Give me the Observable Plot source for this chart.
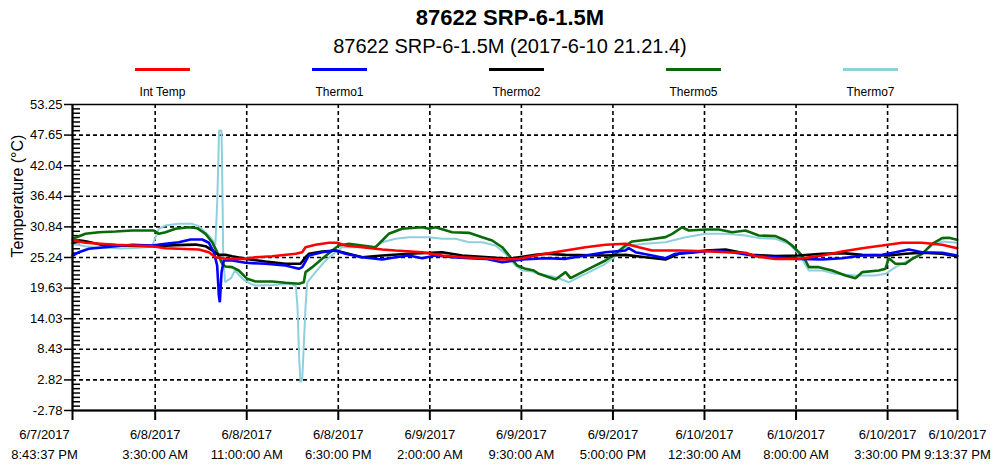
<!DOCTYPE html>
<html><head><meta charset="utf-8">
<script src="https://cdn.jsdelivr.net/npm/d3@7"></script>
<script src="https://cdn.jsdelivr.net/npm/@observablehq/plot@0.6"></script>
<style>
body{margin:0;background:#fff;font-family:"Liberation Sans",Arial,sans-serif;color:#000;}
#wrap{position:relative;width:1000px;height:465px;overflow:hidden;}
#head{position:relative;height:98px;}
.t{position:absolute;left:0;width:1000px;text-align:center;white-space:nowrap;}
#title{top:5px;font-size:22px;font-weight:bold;line-height:26px;left:10px;}
#subtitle{top:33px;font-size:20px;line-height:26px;left:10px;}
#legend{position:absolute;top:66px;left:74px;display:flex;}
.item{width:177px;text-align:center;}
.sw{width:55px;height:3px;margin:2px auto 0 auto;}
.lab{font-size:12px;margin-top:14px;line-height:14px;}
#chart svg{display:block;}
</style></head>
<body><div id="wrap"><div id="head">
<div class="t" id="title">87622 SRP-6-1.5M</div>
<div class="t" id="subtitle">87622 SRP-6-1.5M (2017-6-10 21.21.4)</div>
<div id="legend"></div>
</div><div id="chart"></div></div>
<script>
// ---------- data ----------
const seriesNames = ["Int Temp", "Thermo1", "Thermo2", "Thermo5", "Thermo7"];
const seriesColors = ["#ff0000", "#0000ff", "#000000", "#0a6a0a", "#8ed0dc"];
const startTime = "2017-06-07T20:43:37";
const endTime = "2017-06-10T21:13:37";
const xTickTimes = ["2017-06-07T20:43:37", "2017-06-08T03:30:00", "2017-06-08T11:00:00", "2017-06-08T18:30:00",
  "2017-06-09T02:00:00", "2017-06-09T09:30:00", "2017-06-09T17:00:00", "2017-06-10T00:30:00",
  "2017-06-10T08:00:00", "2017-06-10T15:30:00", "2017-06-10T21:13:37"];
const yTicks = [-2.78, 2.82, 8.43, 14.03, 19.63, 25.24, 30.84, 36.44, 42.04, 47.65, 53.25];

// hours since start time, and temperature (°C)
const intTempHours = [0.02,1.06,3.52,6.53,7.62,10.35,11.17,11.71,12.53,14.17,14.99,16.36,18.27,18.82,19.09,19.91,21.0,21.68,22.36,23.73,25.37,26.46,28.65,30.29,31.92,33.56,35.2,36.56,37.66,38.75,40.39,42.03,43.66,45.3,46.39,47.49,49.67,51.86,53.5,55.13,55.95,57.59,59.5,61.42,63.05,64.69,66.33,67.97,69.6,71.24,72.47];
const intTempValues = [28.35,27.93,27.56,27.3,26.94,26.7,26.21,25.29,24.99,24.99,25.29,25.47,25.91,26.21,27.12,27.56,27.93,27.93,27.43,27.12,26.7,26.52,26.21,25.6,25.29,25.1,24.87,24.99,25.47,25.91,26.52,27.12,27.56,27.74,27.12,26.52,26.52,26.39,26.21,26.1,25.47,24.99,24.99,25.6,26.33,26.94,27.43,27.93,27.93,27.56,26.94];

const thermo1Hours = [0.02,0.52,1.34,3.52,4.89,6.53,7.62,8.71,9.67,10.63,11.17,11.58,11.85,11.99,12.07,12.21,12.39,13.08,14.17,15.81,17.45,18.54,18.82,19.36,20.46,21.55,22.36,23.73,25.37,26.46,27.55,28.65,29.74,31.1,32.47,33.83,35.2,36.84,38.75,40.39,42.03,43.66,45.3,45.57,46.12,47.49,48.58,49.4,50.77,52.4,54.04,55.68,57.59,59.5,61.42,63.05,64.69,66.33,67.42,68.51,69.6,71.24,72.47];
const thermo1Values = [25.6,26.21,26.83,27.3,27.56,27.43,27.74,28.04,28.53,28.53,27.93,26.21,23.77,18.28,17.05,22.55,24.69,24.69,24.26,24.08,23.77,23.16,23.47,25.6,26.21,26.52,25.91,25.29,24.87,25.29,25.6,25.1,25.6,25.29,25.1,24.99,24.38,24.87,25.1,24.99,25.6,26.21,26.52,26.94,26.21,25.6,25.1,25.91,26.1,26.52,26.21,25.6,25.29,24.99,24.87,25.1,25.6,25.72,26.21,26.7,26.21,26.1,25.6];

const thermo2Hours = [0.02,0.66,1.06,2.29,4.75,6.8,8.44,10.08,10.9,11.47,11.96,12.53,13.08,14.17,15.81,17.45,18.68,19.09,19.36,20.46,21.55,23.73,25.37,27.55,30.29,31.92,34.1,35.74,37.93,38.75,40.39,43.66,45.3,46.94,48.58,49.67,51.86,53.5,55.68,57.59,59.5,61.42,63.05,64.69,66.87,68.24,69.6,71.24,72.47];
const thermo2Values = [27.9,28.35,28.2,27.6,27.4,27.3,27.5,27.6,27.3,26.5,25.72,25.72,25.47,24.99,24.5,24.08,24.08,25.29,25.91,26.33,26.52,25.29,25.6,25.91,26.21,25.6,25.29,24.99,25.72,25.91,25.72,25.6,25.72,25.29,24.87,25.91,26.52,26.7,25.72,25.5,25.6,25.91,26.04,25.72,25.6,25.91,26.1,25.91,25.47];

const thermo5Hours = [0.03,1.06,2.16,3.52,4.89,6.66,7.07,7.62,8.44,9.53,10.21,10.9,11.44,11.85,12.26,12.53,13.08,13.62,14.31,14.99,16.36,17.45,18.54,18.95,19.09,19.64,20.45,21.27,21.82,22.64,23.73,24.82,25.37,25.91,27.0,28.65,29.19,29.74,31.1,32.47,33.56,34.38,35.2,35.88,36.43,37.11,37.79,38.2,39.57,40.39,40.8,41.48,42.57,43.66,44.48,45.3,45.85,47.21,48.58,49.13,49.94,50.49,51.86,52.95,54.04,55.13,56.22,57.59,58.41,58.96,59.64,60.05,60.32,61.14,62.23,63.32,64.14,64.69,66.05,66.6,66.87,67.42,68.24,68.79,69.6,70.42,71.24,71.79,72.47];
const thermo5Values = [28.66,29.57,29.87,29.99,30.18,30.18,29.57,29.87,30.49,30.78,30.6,29.57,28.04,26.21,24.08,23.59,23.47,22.85,21.33,20.84,20.84,20.6,20.42,20.7,22.55,23.47,24.99,26.52,27.43,27.74,27.43,27.12,28.35,29.57,30.49,30.78,30.49,30.78,29.87,29.75,28.96,28.35,27.12,25.29,23.77,23.16,22.85,22.25,21.2,22.55,21.45,22.25,23.47,24.69,25.91,27.43,28.17,28.53,28.96,29.57,30.78,30.18,30.36,30.36,29.87,30.18,29.27,29.14,28.35,27.43,25.91,24.69,23.47,23.47,22.85,21.94,21.45,22.55,22.85,23.16,25.1,24.08,24.08,24.99,25.91,27.74,28.78,28.84,28.47];

const thermo7Hours = [0.02,1.0,2.5,4.0,5.5,6.5,7.07,7.62,8.71,9.8,10.35,11.17,11.58,11.7,11.85,11.95,12.0,12.2,12.25,12.35,12.5,13.0,13.3,14.0,14.6,15.0,16.4,17.9,18.3,18.43,18.57,18.68,18.82,19.09,19.23,19.91,20.73,21.55,22.09,23.73,24.82,25.37,26.46,27.55,29.19,30.29,31.38,32.47,33.56,34.65,35.47,36.29,36.84,37.66,38.2,39.57,40.66,41.48,42.57,43.66,44.75,45.57,46.94,48.58,50.22,51.86,53.5,55.13,56.22,57.59,58.68,59.5,60.32,61.42,62.5,64.14,65.78,66.6,67.42,68.51,69.6,70.42,71.24,72.47];
const thermo7Values = [27.74,27.3,27.0,26.9,27.0,27.2,30.49,31.1,31.4,31.4,30.97,29.27,28.04,27.5,35.0,43.0,48.5,48.5,43.0,25.3,20.7,21.5,22.85,21.2,20.4,20.1,20.2,20.42,20.0,16.2,6.7,2.4,3.0,16.2,20.7,22.55,24.69,26.21,27.12,27.12,27.12,28.04,28.66,28.96,28.96,28.66,28.66,28.04,28.04,27.43,25.91,23.77,22.85,22.67,22.25,21.64,20.7,21.64,22.85,24.08,25.91,27.43,27.74,28.04,28.96,29.57,29.57,29.27,28.78,28.66,27.74,25.91,22.85,22.85,22.25,21.94,21.94,22.25,23.47,24.69,25.91,27.43,28.17,27.93];

// ---------- build ----------
const t0 = new Date(startTime), t1 = new Date(endTime);
const toRows = (name, hours, values) => hours.map((h, i) => ({series: name, time: new Date(t0.getTime() + h * 3600000), value: values[i]}));
const seriesData = {
  "Int Temp": toRows("Int Temp", intTempHours, intTempValues),
  "Thermo1": toRows("Thermo1", thermo1Hours, thermo1Values),
  "Thermo2": toRows("Thermo2", thermo2Hours, thermo2Values),
  "Thermo5": toRows("Thermo5", thermo5Hours, thermo5Values),
  "Thermo7": toRows("Thermo7", thermo7Hours, thermo7Values)
};
const colorOf = Object.fromEntries(seriesNames.map((n, i) => [n, seriesColors[i]]));

// legend
const leg = document.getElementById("legend");
seriesNames.forEach((n) => {
  const it = document.createElement("div"); it.className = "item";
  const sw = document.createElement("div"); sw.className = "sw"; sw.style.background = colorOf[n];
  const lb = document.createElement("div"); lb.className = "lab"; lb.textContent = n;
  it.appendChild(sw); it.appendChild(lb); leg.appendChild(it);
});

const xTicks = xTickTimes.map(s => new Date(s));
const minorTicks = [];
for (let i = 0; i < yTicks.length - 1; i++) {
  const step = (yTicks[i + 1] - yTicks[i]) / 7;
  for (let k = 1; k < 7; k++) minorTicks.push(yTicks[i] + k * step);
}

const W = 1000, H = 367, mL = 72, mR = 43, mT = 6, mB = 55;
const innerW = W - mL - mR;
const fmt = d3.timeFormat("%-m/%-d/%Y\n%-I:%M:%S %p");
const drawOrder = ["Thermo7", "Thermo5", "Thermo2", "Thermo1", "Int Temp"];
const axisText = {fontSize: 13, lineHeight: 1.55, label: null};

const chart = Plot.plot({
  width: W, height: H, marginTop: mT, marginRight: mR, marginBottom: mB, marginLeft: mL,
  style: {fontFamily: "'Liberation Sans', Arial, sans-serif", fontSize: "13px", color: "#000", background: "transparent", overflow: "visible"},
  x: {type: "time", domain: [t0, t1]},
  y: {domain: [yTicks[0], yTicks[yTicks.length - 1]]},
  marks: [
    Plot.gridY(yTicks.slice(1, -1), {stroke: "#000", strokeOpacity: 1, strokeWidth: 1.6, strokeDasharray: "4,3"}),
    Plot.gridX(xTicks.slice(1, -1), {stroke: "#000", strokeOpacity: 1, strokeWidth: 1.6, strokeDasharray: "4,3"}),
    Plot.tickY(minorTicks, {y: d => d, insetRight: innerW - 8, stroke: "#000", strokeWidth: 1.5}),
    ...drawOrder.map(n => Plot.line(seriesData[n], {x: "time", y: "value", stroke: colorOf[n], strokeWidth: n === "Thermo7" ? 2 : 2.6, strokeLinejoin: "miter"})),
    Plot.frame({stroke: "#000", strokeWidth: 1.5}),
    Plot.ruleX([t0], {stroke: "#000", strokeWidth: 2}),
    Plot.ruleY([yTicks[0]], {stroke: "#000", strokeWidth: 2}),
    Plot.axisY(yTicks, {tickSize: 8, tickPadding: 2, tickFormat: d => d.toFixed(2), label: null, strokeWidth: 1.5, fontSize: 13}),
    // tick marks for all x ticks, labels for all but the first
    Plot.axisX(xTicks, {...axisText, tickSize: 10, tickPadding: 4, strokeWidth: 2, tickFormat: (d, i) => i === 0 ? "" : fmt(d)}),
    // first label sits left of its tick in the reference
    Plot.axisX([xTicks[0]], {...axisText, tickSize: 0, tickPadding: 14, dx: -28, tickFormat: fmt}),
    Plot.text(["Temperature (°C)"], {frameAnchor: "left", dx: -55, rotate: -90, fontSize: 16})
  ]
});
document.getElementById("chart").appendChild(chart);
</script>
</body></html>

# Exercise goal
Look through the material and copy each line that has "chart".

# Finished task
Give me the Observable Plot source for this chart.
#chart svg{display:block;}
</div><div id="chart"></div></div>
const chart = Plot.plot({
document.getElementById("chart").appendChild(chart);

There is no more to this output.